Colombia confirmed a slight uptick in inflation in january of 2026. Although most forecasts from the economic sector had expected an even larger increase, the 0.25% rise compared with the December figure once again highlighted pressures on the cost of living and the complexities facing the national economy. The month of january is traditionally inflationary but this year, it also carried the threat of a 23% increase in the minimum wage—something the opposition and some spokespeople from the economic sector argue will be decisive in driving even higher inflation in the coming months.
According to the National Administrative Department of Statistics (DANE), the year-on-year variation of the Consumer Price Index (CPI) for January 2026 stood at 5.35%, a figure slightly higher than the December 2025 reading and above what had been recorded in January of the previous year.
The figure does indeed represent a rebound compared with the end of 2025, when annual CPI stood at 5.10%, cementing a start to the year with inflation still far from the Central Bank’s official target, which is around 3%. Inflation performance will form the basis for future monetary policy decisions by the issuing bank, which earlier this month raised interest rates by 100 basis points to 10.25%.
Colombia sees slight uptick in inflation in January 2026
As expected, 2026 began with an uptick in inflation in Colombia, although noticeably lower than what most experts from the economic and banking sectors had forecast. This evolution follows the controversy sparked by the decree that raised the minimum wage by 23% this year—something that puts upward pressure on this economic indicator, especially due to price indexation in key sectors of the economy that the country continues to experience.

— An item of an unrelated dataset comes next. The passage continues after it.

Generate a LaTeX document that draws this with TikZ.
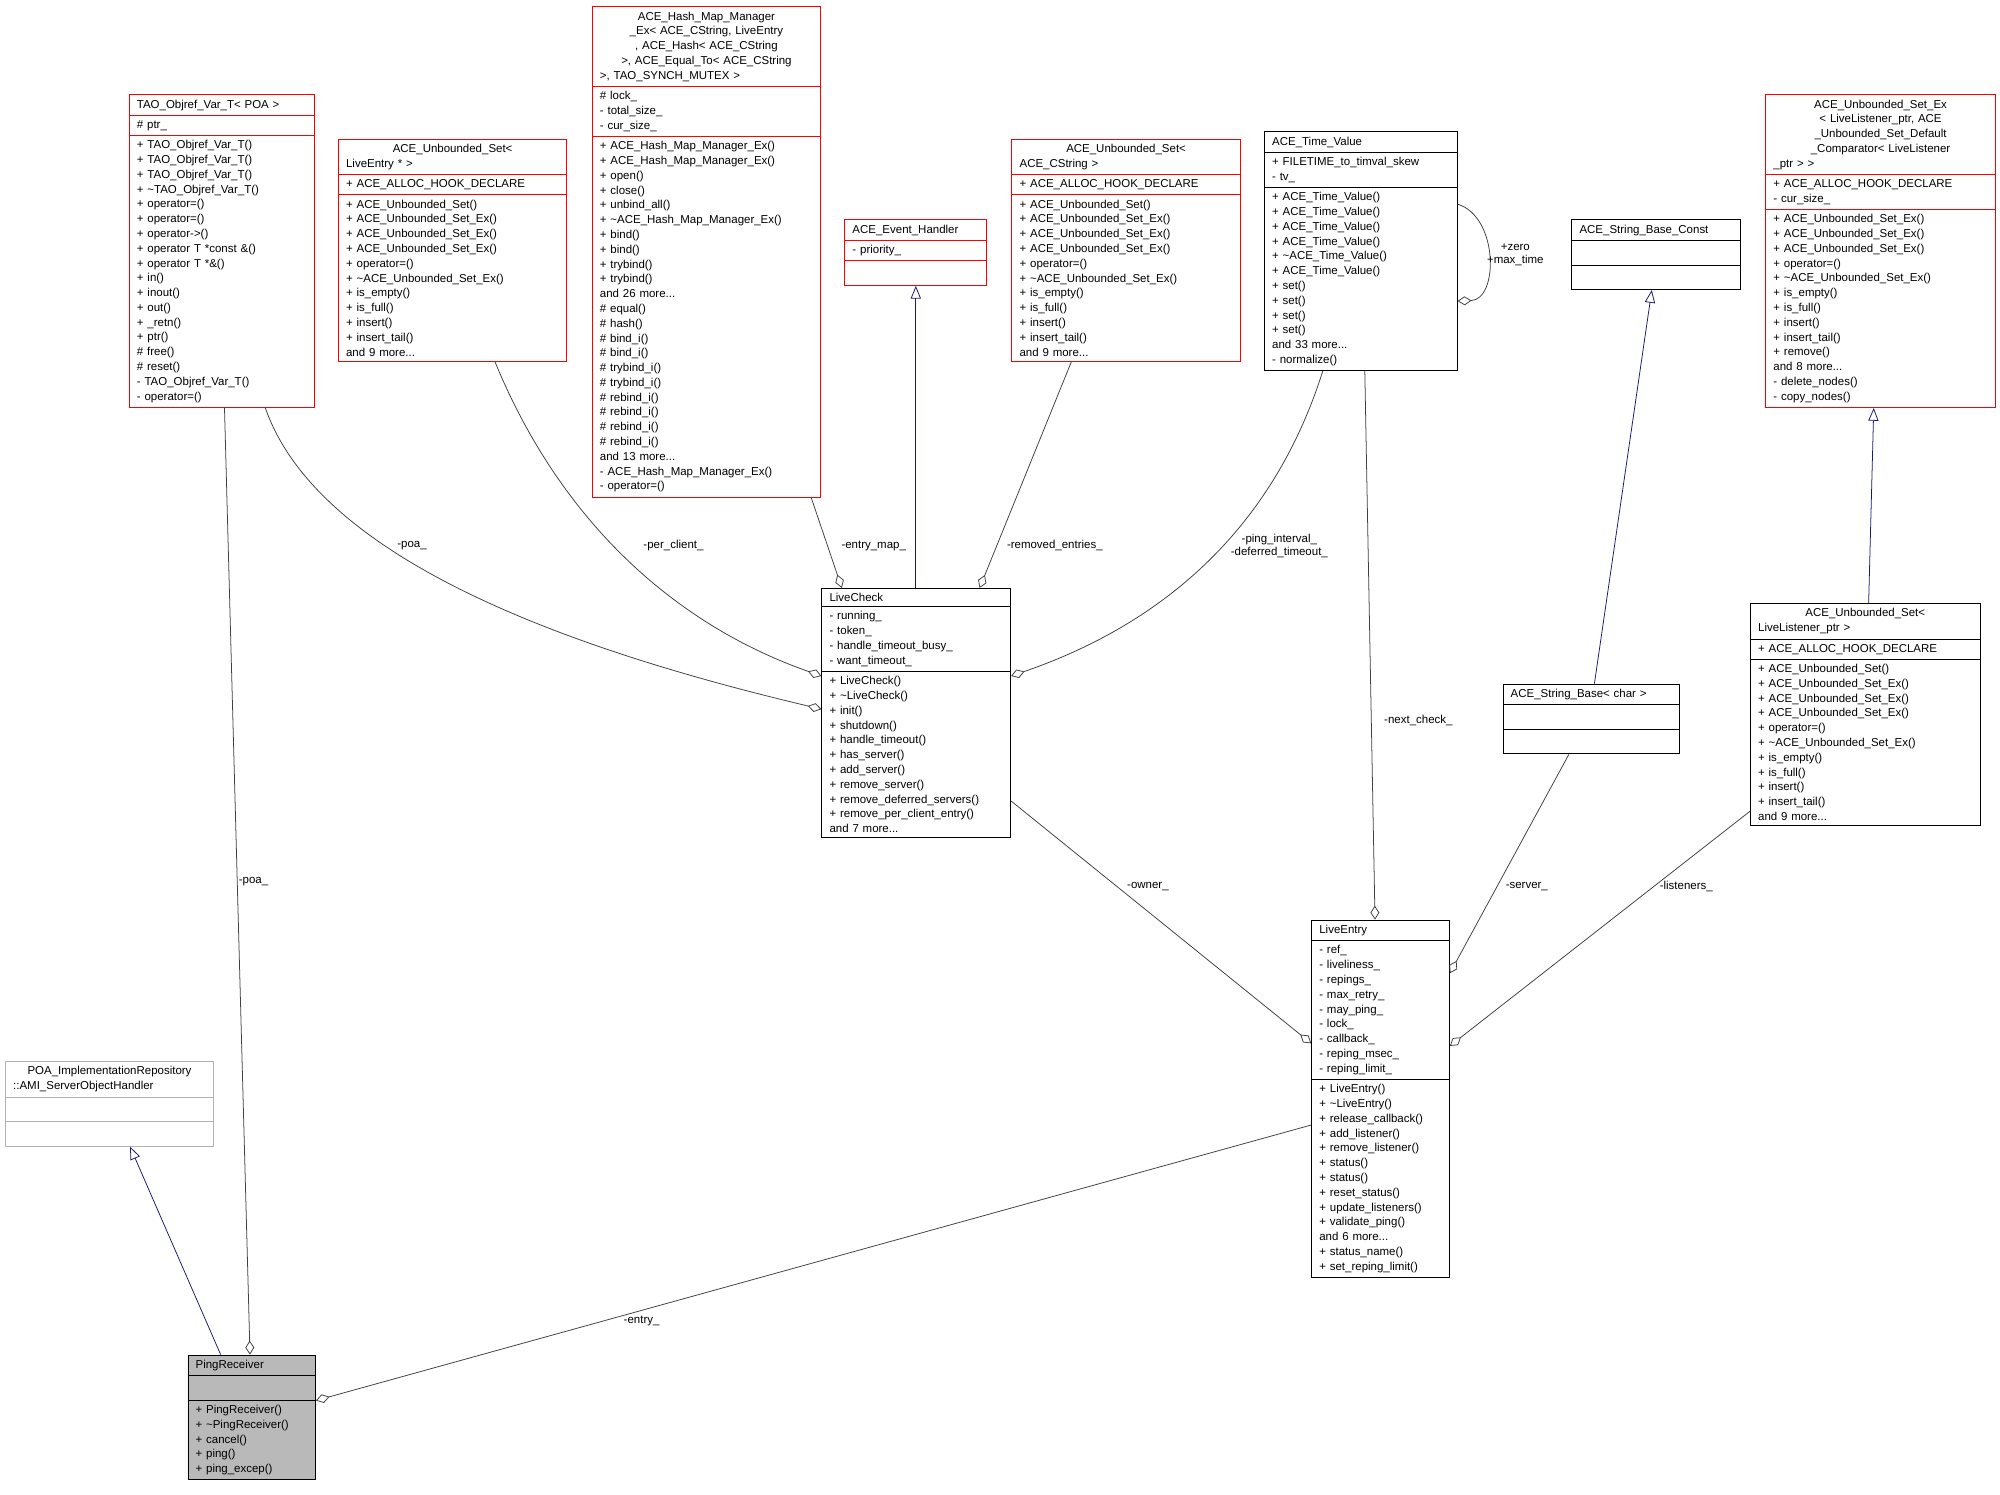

According to the official report released yesterday, the CPI for January was 1.18%, bringing the national annual index to 5.35%, 0.25% higher than the figure that closed out 2025. With the data in hand, the transportation sector—where prices are reviewed upward every January—and food drove CPI growth last month.
Breaking down the data, six spending divisions were above the price range: Restaurants and hotels (2.94%); Transportation (2.14%); Alcoholic beverages and tobacco (1.79%); Food and non-alcoholic beverages (1.66%); Furniture and household goods (1.50%); and Health (1.21%).
Geographically, the cities where the increase in prices was most noticeable on an annual basis were Pereira, Bucaramanga, and Manizales.
#IPC | En enero de 2026, el Índice de Precios al Consumidor registró una variación anual del 5,35%, mientras que la variación mensual fue del 1,18%. pic.twitter.com/YAFWkcLcDG
— DANE Colombia (@DANE_Colombia) February 6, 2026
Expectations of potential interest rate hikes in a complex 2026
This figure, although moderate, confirms for the most critical voices fears of a return to an inflationary path, following a complicated 2025 that did not serve—unlike what happened in 2023 and 2024—to lower the CPI and bring it closer to 3%, the baseline used by the Central Bank. In this context, and after an initial rate increase of up to 100 basis points earlier this January, the economic sector is expressing concerns about further hikes in the coming months.
Although there is division within the Board of Directors of the issuing Central Bank, most of its members favor restoring higher rates in an attempt to contain inflation, in opposition to persistent requests from the government, which is even calling for cuts to facilitate access to credit and, therefore, economic growth.
Although it is still early to reach clearer conclusions, inflation’s behavior in the coming months will either support or undermine assessments of Colombia’s complex economic scenario, which this year will have to contend with a growing public deficit and a double electoral calendar: legislative elections in March and presidential elections in May and June, a reality that complicates forging agreements, including on economic matters.